Today he works at Maurice Garage, a vintage motorcycle workshop in Colombes, in the northwestern suburbs of Paris. He’d been wanting to ride flat track for several years, so he picked up a 1994 KX125 to transform into a tracker:
“I built this bike to do flat track, and I wanted to keep the curves of the 80s Kawasaki sportbikes (500/750 h1/h2), with paint that pops in the sun, while having a modern and sporty touch.”
Natthan carried out most of the work himself, cutting and reworking the subframe to fit the tank and fiberglass tail, fitting a set of Yamaha WR250F forks, a newer 2006 KX swingarm, and 19-inch wheels — de rigueur for flat track. The suspension was tuned precisely for his weight and riding style, and he also overhauled the engine, taking peak horsepower from 24 to 35 hp.
He’s nicknamed this two-stroke tracker “The Grinch,” and she’s a hoot to ride:
“It is very light and very handy, but when the exhaust valve opens the beast is released, and the bike only asks to go up to the switch at 15000 rpm.”
Below, we talk to Natthan for more details on the build.
Kawasaki KX125 Tracker: Builder Interview
• Please tell us a bit about yourself, your history with motorcycles, and your workshop.
My name is Natthan, I’m 19 — I work at Maurice Garage. I have been passionate about old mechanics since my youngest age, so I started mechanics at 7 years old on a 1967 Moto Guzzi Dingo GT50.
• What’s the make, model, and year of the donor bike?
This is a 125 KX from 1994.
• Why was this bike built?
It’s a personal project because I’ve wanted to do flat track for several years.
• What was the design concept and what influenced the build?
I built this bike to do flat track, and I wanted to keep the curves of the 80s Kawasaki sportbikes (500/750 h1/h2), with paint that pops in the sun, while having a modern and sporty touch.
• What custom work was done to the bike?
All the modifications were made by me except for the paint as well as the saddle, the numbers, and the headlight plate, and some engine parts.

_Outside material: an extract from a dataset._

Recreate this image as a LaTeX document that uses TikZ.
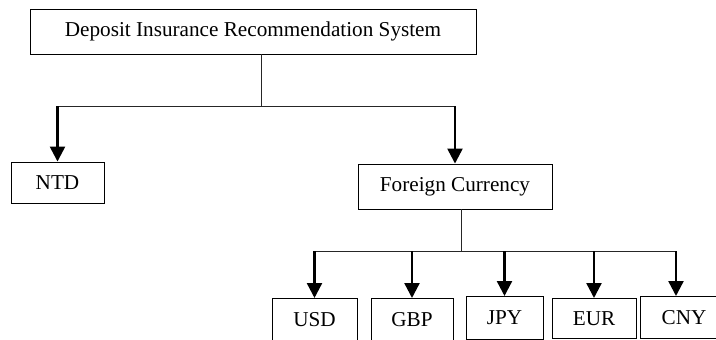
\documentclass[tikz,border=0pt]{standalone}
\usepackage{fontspec}
\setmainfont{Liberation Serif}
\usepackage{tikz}
\usetikzlibrary{arrows.meta, positioning}
\tikzstyle{box}      = [draw, rectangle, line width=0.9pt, inner sep=0pt, align=center, font=\fontsize{21.2}{25}\selectfont]
\tikzstyle{arrow}    = [line width=2.4pt, -{Triangle[width=15pt,length=15pt]}]
\tikzstyle{edge}     = [line width=1pt, draw=black!85]

\begin{document}
\begin{tikzpicture}[x=1pt, y=-1pt]

\useasboundingbox (0,0) rectangle (716,340);
\clip (0,0) rectangle (716,340);

\node[box, minimum width=446pt, minimum height=45pt] (DIRS) at (253,31.5) {Deposit Insurance Recommendation System};

\node[box, minimum width=93pt, minimum height=41pt] (NTD) at (57.5,182.5) {NTD};
\node[box, minimum width=194pt, minimum height=45pt] (FC) at (455,186.5) {Foreign Currency};

\node[box, minimum width=85pt, minimum height=42pt, anchor=north] (USD) at (314.5,298) {USD};
\node[box, minimum width=82pt, minimum height=42pt, anchor=north] (GBP) at (412,298) {GBP};
\node[box, minimum width=77pt, minimum height=43pt, anchor=north] (JPY) at (504.5,296) {JPY};
\node[box, minimum width=84pt, minimum height=40pt, anchor=north] (EUR) at (594,298) {EUR};
\node[box, minimum width=88pt, minimum height=42pt, anchor=north] (CNY) at (684,296) {CNY};

\coordinate (split1) at (261,106);
\coordinate (split2) at (461,251);
\coordinate (cnytop) at ([xshift=-8pt]CNY.north);

\draw[edge] (split1 |- DIRS.south) -- (split1);
\draw[edge] (NTD.north |- split1) -- (FC.north |- split1);
\draw[arrow] (NTD.north |- split1) -- (NTD.north);
\draw[arrow] (FC.north |- split1) -- (FC.north);

\draw[edge] (split2 |- FC.south) -- (split2);
\draw[edge] (USD.north |- split2) -- (cnytop |- split2);
\draw[arrow] (USD.north |- split2) -- (USD.north);
\draw[arrow] (GBP.north |- split2) -- (GBP.north);
\draw[arrow] (JPY.north |- split2) -- (JPY.north);
\draw[arrow] (EUR.north |- split2) -- (EUR.north);
\draw[arrow] (cnytop |- split2) -- (cnytop);

\end{tikzpicture}
\end{document}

The frame has been cut in half to fit the tank and the shell. A 250 WRF fork has been adapted as well as a shock absorber and a 2006 KX swingarm.
An engine preparation to go from 24hp to 35hp has been carried out. 19″ rims were also fitted. The suspensions has been prepared to perfectly balance the bike for my weight.
• Does the bike have a nickname?
I called her “The Grinch.”
• Can you tell us what it’s like to ride this bike?
It is very light and very handy, but when the exhaust valve opens the beast is released, and the bike only asks to go up to the switch at 15000 rpm.
• Was there anything done during this build that you are particularly proud of?
I think I’m proud of everything and especially the result.